##### PROVIDED MATERIAL #####

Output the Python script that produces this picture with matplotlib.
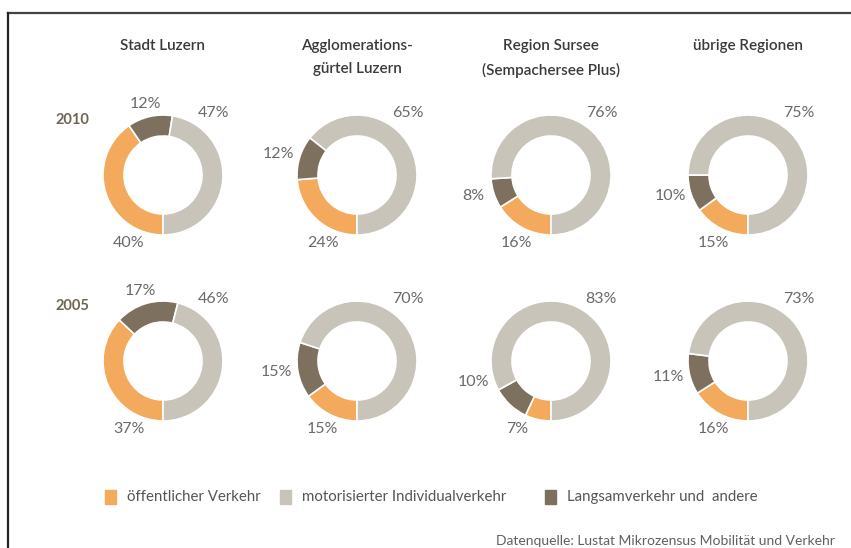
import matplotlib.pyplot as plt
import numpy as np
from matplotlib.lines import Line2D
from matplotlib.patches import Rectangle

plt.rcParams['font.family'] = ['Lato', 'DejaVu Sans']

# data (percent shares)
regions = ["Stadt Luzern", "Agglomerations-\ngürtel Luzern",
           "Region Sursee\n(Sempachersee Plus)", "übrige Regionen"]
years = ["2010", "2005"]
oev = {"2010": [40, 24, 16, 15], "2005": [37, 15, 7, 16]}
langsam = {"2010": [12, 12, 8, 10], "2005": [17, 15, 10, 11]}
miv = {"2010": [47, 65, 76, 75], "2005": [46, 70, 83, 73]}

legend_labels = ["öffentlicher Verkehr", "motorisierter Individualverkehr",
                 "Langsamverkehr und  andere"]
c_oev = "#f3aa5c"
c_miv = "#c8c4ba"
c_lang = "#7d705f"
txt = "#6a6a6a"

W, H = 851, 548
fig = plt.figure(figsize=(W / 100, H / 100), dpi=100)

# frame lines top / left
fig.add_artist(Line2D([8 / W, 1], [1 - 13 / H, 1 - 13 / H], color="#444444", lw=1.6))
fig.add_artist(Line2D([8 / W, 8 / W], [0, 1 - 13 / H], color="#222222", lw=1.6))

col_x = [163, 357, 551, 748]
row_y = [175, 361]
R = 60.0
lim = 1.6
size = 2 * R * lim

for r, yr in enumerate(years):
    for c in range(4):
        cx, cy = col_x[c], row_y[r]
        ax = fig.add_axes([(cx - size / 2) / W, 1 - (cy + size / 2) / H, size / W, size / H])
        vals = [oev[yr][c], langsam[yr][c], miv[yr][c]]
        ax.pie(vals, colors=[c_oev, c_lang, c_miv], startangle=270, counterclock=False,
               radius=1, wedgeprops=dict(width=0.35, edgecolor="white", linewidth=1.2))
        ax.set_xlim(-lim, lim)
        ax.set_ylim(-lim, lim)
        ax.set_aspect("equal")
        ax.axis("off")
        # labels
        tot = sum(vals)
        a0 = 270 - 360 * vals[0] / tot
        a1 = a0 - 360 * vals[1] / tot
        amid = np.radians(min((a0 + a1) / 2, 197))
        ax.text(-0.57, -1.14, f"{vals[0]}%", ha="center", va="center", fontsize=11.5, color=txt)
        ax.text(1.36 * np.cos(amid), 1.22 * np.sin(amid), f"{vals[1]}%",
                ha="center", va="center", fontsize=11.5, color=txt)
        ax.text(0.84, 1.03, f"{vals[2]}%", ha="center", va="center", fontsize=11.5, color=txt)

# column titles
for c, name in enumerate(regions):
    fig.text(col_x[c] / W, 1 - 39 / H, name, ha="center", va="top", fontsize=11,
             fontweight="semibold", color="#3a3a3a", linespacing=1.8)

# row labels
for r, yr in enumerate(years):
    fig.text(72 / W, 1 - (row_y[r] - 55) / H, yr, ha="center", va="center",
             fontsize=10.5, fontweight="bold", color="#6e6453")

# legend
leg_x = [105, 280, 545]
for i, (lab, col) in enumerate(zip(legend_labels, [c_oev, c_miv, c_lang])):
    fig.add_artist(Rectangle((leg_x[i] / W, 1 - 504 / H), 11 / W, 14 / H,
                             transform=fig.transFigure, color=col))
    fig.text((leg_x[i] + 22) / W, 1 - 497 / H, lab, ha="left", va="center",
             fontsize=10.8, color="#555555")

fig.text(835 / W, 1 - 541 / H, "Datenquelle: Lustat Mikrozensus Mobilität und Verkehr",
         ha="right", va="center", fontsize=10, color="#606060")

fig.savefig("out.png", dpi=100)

#####

SHORT PROBLEM> Copy nothing but the lines from the top of the material through the line holding "plt.rcParams['font.family'] = ['Lato', 'DejaVu", exactly as written; omit pictures.

SOLUTION FOR THIS EXERCISE>
Output the Python script that produces this picture with matplotlib.
import matplotlib.pyplot as plt
import numpy as np
from matplotlib.lines import Line2D
from matplotlib.patches import Rectangle

plt.rcParams['font.family'] = ['Lato', 'DejaVu Sans']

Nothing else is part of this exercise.